Written task:
Print word for word the first line of the listing below and every line after it, through the line with "2.125, 2.205]". Leave out the pictures and the rest.

Raw data:
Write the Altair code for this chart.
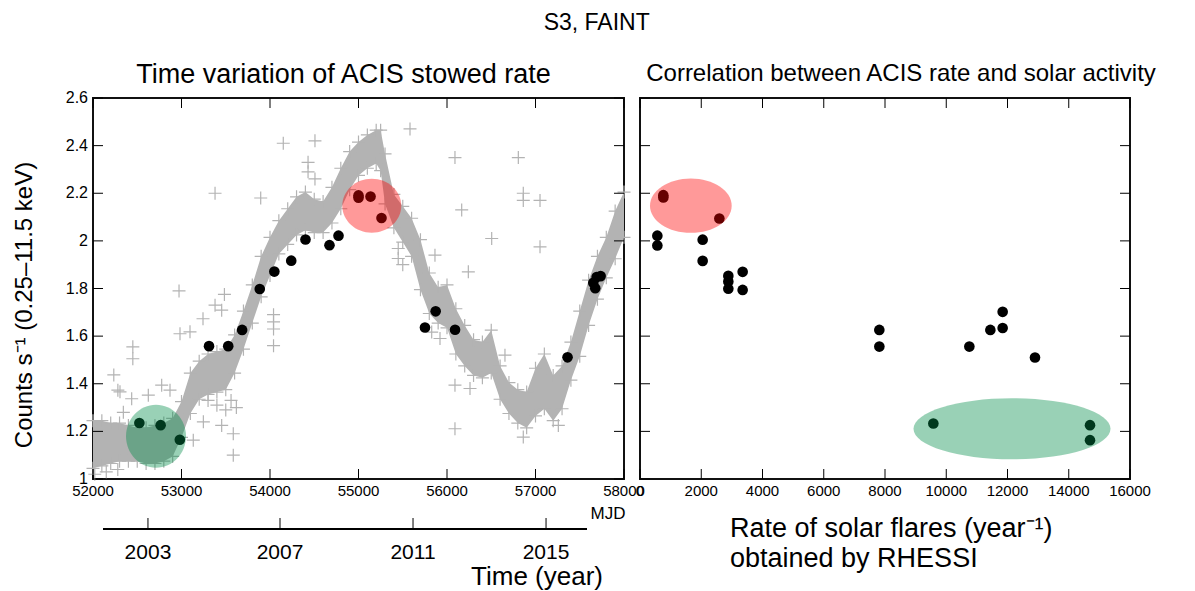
import altair as alt
import pandas as pd

FONT = "Liberation Sans"

# ---------------------------------------------------------------- data
# Left panel: grey "+" cloud of the ACIS stowed rate, read as the centres of
# the lower / upper edge crosses of the dense band
band_mjd = [52000, 52100, 52200, 52300, 52400, 52500, 52600, 52700, 52800, 52900,
            53000, 53100, 53200, 53300, 53400, 53500, 53600, 53700, 53800, 53900,
            54000, 54100, 54200, 54300, 54400, 54500, 54600, 54700, 54800, 54900,
            55000, 55100, 55200, 55250, 55300, 55400, 55500, 55600, 55700, 55800,
            55900, 56000, 56100, 56200, 56300, 56400, 56500, 56600, 56700, 56800,
            56900, 57000, 57100, 57200, 57300, 57400, 57500, 57600, 57700, 57800,
            57900, 58000]
band_lo = [1.045, 1.055, 1.065, 1.075, 1.075, 1.075, 1.065, 1.065, 1.075, 1.095,
           1.175, 1.275, 1.335, 1.355, 1.365, 1.375, 1.445, 1.545, 1.655, 1.765,
           1.855, 1.945, 1.985, 2.025, 2.045, 2.035, 2.035, 2.075, 2.135, 2.215,
           2.275, 2.305, 2.325, 2.295, 2.155, 2.055, 1.995, 1.935, 1.795, 1.695,
           1.655, 1.635, 1.525, 1.475, 1.435, 1.425, 1.445, 1.335, 1.275, 1.235,
           1.215, 1.265, 1.295, 1.245, 1.295, 1.415, 1.515, 1.645, 1.755, 1.845,
           1.925, 2.015]
band_hi = [1.245, 1.245, 1.235, 1.235, 1.225, 1.215, 1.215, 1.225, 1.235, 1.255,
           1.325, 1.445, 1.495, 1.525, 1.535, 1.545, 1.605, 1.705, 1.815, 1.935,
           2.015, 2.085, 2.135, 2.185, 2.205, 2.175, 2.165, 2.225, 2.305, 2.375,
           2.415, 2.445, 2.465, 2.465, 2.365, 2.195, 2.145, 2.095, 2.005, 1.865,
           1.805, 1.815, 1.715, 1.645, 1.585, 1.575, 1.625, 1.475, 1.405, 1.375,
           1.365, 1.465, 1.525, 1.435, 1.475, 1.575, 1.705, 1.835, 1.935, 2.015,
           2.125, 2.205]

# isolated grey crosses
out_mjd = [53379, 53895, 54150, 54508, 55582, 56090, 56806, 56862, 56862, 57051,
           56166, 56505, 57051, 56241, 52972, 53485, 52450, 52450, 52235, 52281,
           52305, 52437, 52625, 52776, 52870, 52343, 53243, 53096, 52983, 53379,
           53454, 53247, 53454, 53133, 53585, 53585, 54040, 54040, 54040, 54040,
           54430, 54430, 54508, 55449, 55449, 55864, 55827, 55921, 56090, 56090,
           56655, 57258, 56862, 56260, 52020, 52150, 52280, 53300, 53400, 53500,
           53560, 53620, 55500]
out_rate = [2.20, 2.18, 2.41, 2.42, 2.47, 2.35, 2.35, 2.20, 2.17, 2.17,
            2.13, 2.01, 1.975, 1.87, 1.79, 1.775, 1.555, 1.505, 1.437, 1.373,
            1.366, 1.337, 1.352, 1.394, 1.373, 1.28, 1.673, 1.618, 1.61, 1.73,
            1.709, 1.24, 1.225, 1.163, 1.19, 1.10, 1.69, 1.66, 1.63, 1.56,
            2.33, 2.29, 2.26, 1.968, 1.926, 1.94, 1.617, 1.59, 1.394, 1.211,
            1.52, 1.225, 1.176, 1.38, 1.02, 1.03, 1.04, 1.33, 1.31, 1.29,
            1.33, 1.30, 1.90]

# black dots (left panel)
dot_mjd = [52524, 52764, 52981, 53311, 53528, 53685, 53884, 54049, 54240, 54401,
           54672, 54774, 55000, 55000, 55136, 55260, 55751, 55872, 56091, 57362,
           57653, 57675, 57691, 57736]
dot_rate = [1.235, 1.226, 1.165, 1.558, 1.558, 1.626, 1.798, 1.871, 1.917, 2.006,
            1.982, 2.022, 2.191, 2.181, 2.186, 2.096, 1.636, 1.704, 1.627, 1.511,
            1.824, 1.801, 1.848, 1.852]

# right panel: flare rate vs ACIS rate
flare_rate = [762, 762, 2591, 566, 566, 2046, 2046, 2884, 2884, 2884, 3352, 3352,
              7815, 7815, 10754, 11440, 11842, 11842, 12898, 9578, 14694, 14694]
acis_rate = [2.192, 2.182, 2.094, 2.022, 1.981, 2.005, 1.916, 1.853, 1.829, 1.799,
             1.870, 1.794, 1.626, 1.556, 1.556, 1.626, 1.634, 1.702, 1.510, 1.233,
             1.226, 1.163]

# highlight ellipse centres
green_left = {"x": [52712], "y": [1.18]}
red_left = {"x": [55150], "y": [2.148]}
red_right = {"x": [1660], "y": [2.148]}
green_right = {"x": [12147], "y": [1.211]}

# axis ticks / labels
mjd_ticks = [52000, 53000, 54000, 55000, 56000, 57000, 58000]
rate_ticks = [1.0, 1.2, 1.4, 1.6, 1.8, 2.0, 2.2, 2.4, 2.6]
rate_labels = ["1", "1.2", "1.4", "1.6", "1.8", "2", "2.2", "2.4", "2.6"]
flare_ticks = [0, 2000, 4000, 6000, 8000, 10000, 12000, 14000, 16000]
year_labels = ["2003", "2007", "2011", "2015"]
year_mjd = [52621, 54113, 55616, 57119]
year_line = {"a": [52113], "b": [57582]}
mjd_label = {"x": [57819], "t": ["MJD"]}

TITLE = "S3, FAINT"
LEFT_TITLE = "Time variation of ACIS stowed rate"
RIGHT_TITLE = "Correlation between ACIS rate and solar activity"
Y_TITLE = "Counts s⁻¹ (0.25–11.5 keV)"
LEFT_X_TITLE = "Time (year)"
RIGHT_X_TITLE = ["Rate of solar flares (year⁻¹)", "obtained by RHESSI"]

# ---------------------------------------------------------------- styles
W1, W2, H = 531, 490, 381
GREY = "#b3b3b3"
CROSS = "M -1 0 L 1 0 M 0 -1 L 0 1"


def ellipse(ratio):
    return f"M -1 0 A 1 {ratio} 0 1 1 1 0 A 1 {ratio} 0 1 1 -1 0 Z"


xs1 = alt.Scale(domain=[52000, 58000], nice=False, zero=False)
xs2 = alt.Scale(domain=[0, 16000], nice=False, zero=False)
ys = alt.Scale(domain=[1.0, 2.6], nice=False, zero=False)


def X(field, xs):
    return alt.X(field, scale=xs, axis=None)


def Y(field):
    return alt.Y(field, scale=ys, axis=None)


def inward_ticks(xvals, yvals, xs, W):
    tx = pd.DataFrame({"t": xvals})
    ty = pd.DataFrame({"t": yvals})
    r = dict(color="black", strokeWidth=1)
    return [
        alt.Chart(tx).mark_rule(**r).encode(x=X("t:Q", xs), y=alt.value(H), y2=alt.value(H - 10)),
        alt.Chart(tx).mark_rule(**r).encode(x=X("t:Q", xs), y=alt.value(0), y2=alt.value(10)),
        alt.Chart(ty).mark_rule(**r).encode(y=Y("t:Q"), x=alt.value(0), x2=alt.value(10)),
        alt.Chart(ty).mark_rule(**r).encode(y=Y("t:Q"), x=alt.value(W - 10), x2=alt.value(W)),
    ]


def x_labels(vals, xs, size):
    df = pd.DataFrame({"t": vals, "s": [str(v) for v in vals]})
    return alt.Chart(df).mark_text(font=FONT, fontSize=size, color="black",
                                   baseline="middle", align="center").encode(
        x=X("t:Q", xs), y=alt.value(H + 12), text="s:N")


def text_at(lines, x, y, size, align="center", baseline="alphabetic", angle=0):
    return alt.Chart(pd.DataFrame({"s": [lines]})).mark_text(
        font=FONT, fontSize=size, color="black", align=align, baseline=baseline,
        angle=angle, lineHeight=30
    ).encode(x=alt.value(x), y=alt.value(y), text="s:N")


def blob(d, xs, ratio, width, color):
    return alt.Chart(pd.DataFrame(d)).mark_point(
        shape=ellipse(ratio), size=width * width, filled=True, color=color,
        opacity=0.4, strokeWidth=0
    ).encode(x=X("x:Q", xs), y=Y("y:Q"))


# ---------------------------------------------------------------- left panel
band_df = pd.DataFrame({"mjd": band_mjd, "lo": band_lo, "hi": band_hi})

band = alt.Chart(band_df).mark_area(color=GREY, opacity=1).encode(
    x=X("mjd:Q", xs1), y=Y("lo:Q"), y2="hi:Q")
edges = alt.Chart(band_df).transform_fold(["lo", "hi"], as_=["edge", "v"]).mark_point(
    shape=CROSS, size=169, filled=False, color=GREY, strokeWidth=1.2, opacity=1
).encode(x=X("mjd:Q", xs1), y=Y("v:Q"))
outl = alt.Chart(pd.DataFrame({"mjd": out_mjd, "v": out_rate})).mark_point(
    shape=CROSS, size=169, filled=False, color=GREY, strokeWidth=1.2, opacity=1
).encode(x=X("mjd:Q", xs1), y=Y("v:Q"))
dots_l = alt.Chart(pd.DataFrame({"mjd": dot_mjd, "v": dot_rate})).mark_circle(
    size=113, color="black", opacity=1).encode(x=X("mjd:Q", xs1), y=Y("v:Q"))

gl = blob(green_left, xs1, 1.05, 60, "#008c48")
rl = blob(red_left, xs1, 0.915, 59, "#ff0000")

y_lab = alt.Chart(pd.DataFrame({"t": rate_ticks, "s": rate_labels})).mark_text(
    font=FONT, fontSize=16, color="black", align="right", baseline="middle"
).encode(y=Y("t:Q"), x=alt.value(-5), text="s:N")

yr_line = alt.Chart(pd.DataFrame(year_line)).mark_rule(color="black", strokeWidth=2).encode(
    x=X("a:Q", xs1), x2="b:Q", y=alt.value(431))
yr_df = pd.DataFrame({"mjd": year_mjd, "lbl": year_labels})
yr_ticks = alt.Chart(yr_df).mark_rule(color="black", strokeWidth=1).encode(
    x=X("mjd:Q", xs1), y=alt.value(420), y2=alt.value(431))
yr_text = alt.Chart(yr_df).mark_text(font=FONT, fontSize=21, baseline="middle",
                                     align="center", color="black").encode(
    x=X("mjd:Q", xs1), y=alt.value(455), text="lbl:N")
mjd_text = alt.Chart(pd.DataFrame(mjd_label)).mark_text(
    font=FONT, fontSize=17, baseline="middle", align="center", color="black").encode(
    x=X("x:Q", xs1), y=alt.value(416), text="t:N")

left = alt.layer(
    band, edges, outl, dots_l, gl, rl, *inward_ticks(mjd_ticks, rate_ticks, xs1, W1),
    x_labels(mjd_ticks, xs1, 15), y_lab,
    text_at(Y_TITLE, -68, 207, 24, baseline="middle", angle=270),
    text_at(LEFT_X_TITLE, 444, 487, 26),
    yr_line, yr_ticks, yr_text, mjd_text
).properties(
    width=W1, height=H,
    title=alt.TitleParams(LEFT_TITLE, fontSize=27, font=FONT, fontWeight="normal",
                          anchor="middle", frame="group", offset=1, dx=-15),
)

# ---------------------------------------------------------------- right panel
dots_r = alt.Chart(pd.DataFrame({"f": flare_rate, "v": acis_rate})).mark_circle(
    size=113, color="black", opacity=1).encode(x=X("f:Q", xs2), y=Y("v:Q"))

rr = blob(red_right, xs2, 0.665, 81.7, "#ff0000")
gr = blob(green_right, xs2, 0.31, 197, "#008c48")

right = alt.layer(
    dots_r, rr, gr, *inward_ticks(flare_ticks, rate_ticks, xs2, W2),
    x_labels(flare_ticks, xs2, 15),
    text_at(RIGHT_X_TITLE, 90, 439, 27, align="left"),
).properties(
    width=W2, height=H,
    title=alt.TitleParams(RIGHT_TITLE, fontSize=24, font=FONT, fontWeight="normal",
                          anchor="middle", frame="group", offset=12, dx=16),
)

chart = alt.hconcat(left, right, spacing=16, bounds="flush").properties(
    title=alt.TitleParams(TITLE, fontSize=23, font=FONT, fontWeight="normal",
                          anchor="middle", offset=25, dx=12),
    padding={"left": 12, "top": 12, "right": 5, "bottom": 5},
    background="white",
).configure_view(stroke="#111111", strokeWidth=2).configure_title(font=FONT, color="black")

chart.save("out.html", embed_options={"renderer": "svg", "actions": False})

Response below:
Write the Altair code for this chart.
import altair as alt
import pandas as pd

FONT = "Liberation Sans"

# ---------------------------------------------------------------- data
# Left panel: grey "+" cloud of the ACIS stowed rate, read as the centres of
# the lower / upper edge crosses of the dense band
band_mjd = [52000, 52100, 52200, 52300, 52400, 52500, 52600, 52700, 52800, 52900,
            53000, 53100, 53200, 53300, 53400, 53500, 53600, 53700, 53800, 53900,
            54000, 54100, 54200, 54300, 54400, 54500, 54600, 54700, 54800, 54900,
            55000, 55100, 55200, 55250, 55300, 55400, 55500, 55600, 55700, 55800,
            55900, 56000, 56100, 56200, 56300, 56400, 56500, 56600, 56700, 56800,
            56900, 57000, 57100, 57200, 57300, 57400, 57500, 57600, 57700, 57800,
            57900, 58000]
band_lo = [1.045, 1.055, 1.065, 1.075, 1.075, 1.075, 1.065, 1.065, 1.075, 1.095,
           1.175, 1.275, 1.335, 1.355, 1.365, 1.375, 1.445, 1.545, 1.655, 1.765,
           1.855, 1.945, 1.985, 2.025, 2.045, 2.035, 2.035, 2.075, 2.135, 2.215,
           2.275, 2.305, 2.325, 2.295, 2.155, 2.055, 1.995, 1.935, 1.795, 1.695,
           1.655, 1.635, 1.525, 1.475, 1.435, 1.425, 1.445, 1.335, 1.275, 1.235,
           1.215, 1.265, 1.295, 1.245, 1.295, 1.415, 1.515, 1.645, 1.755, 1.845,
           1.925, 2.015]
band_hi = [1.245, 1.245, 1.235, 1.235, 1.225, 1.215, 1.215, 1.225, 1.235, 1.255,
           1.325, 1.445, 1.495, 1.525, 1.535, 1.545, 1.605, 1.705, 1.815, 1.935,
           2.015, 2.085, 2.135, 2.185, 2.205, 2.175, 2.165, 2.225, 2.305, 2.375,
           2.415, 2.445, 2.465, 2.465, 2.365, 2.195, 2.145, 2.095, 2.005, 1.865,
           1.805, 1.815, 1.715, 1.645, 1.585, 1.575, 1.625, 1.475, 1.405, 1.375,
           1.365, 1.465, 1.525, 1.435, 1.475, 1.575, 1.705, 1.835, 1.935, 2.015,
           2.125, 2.205]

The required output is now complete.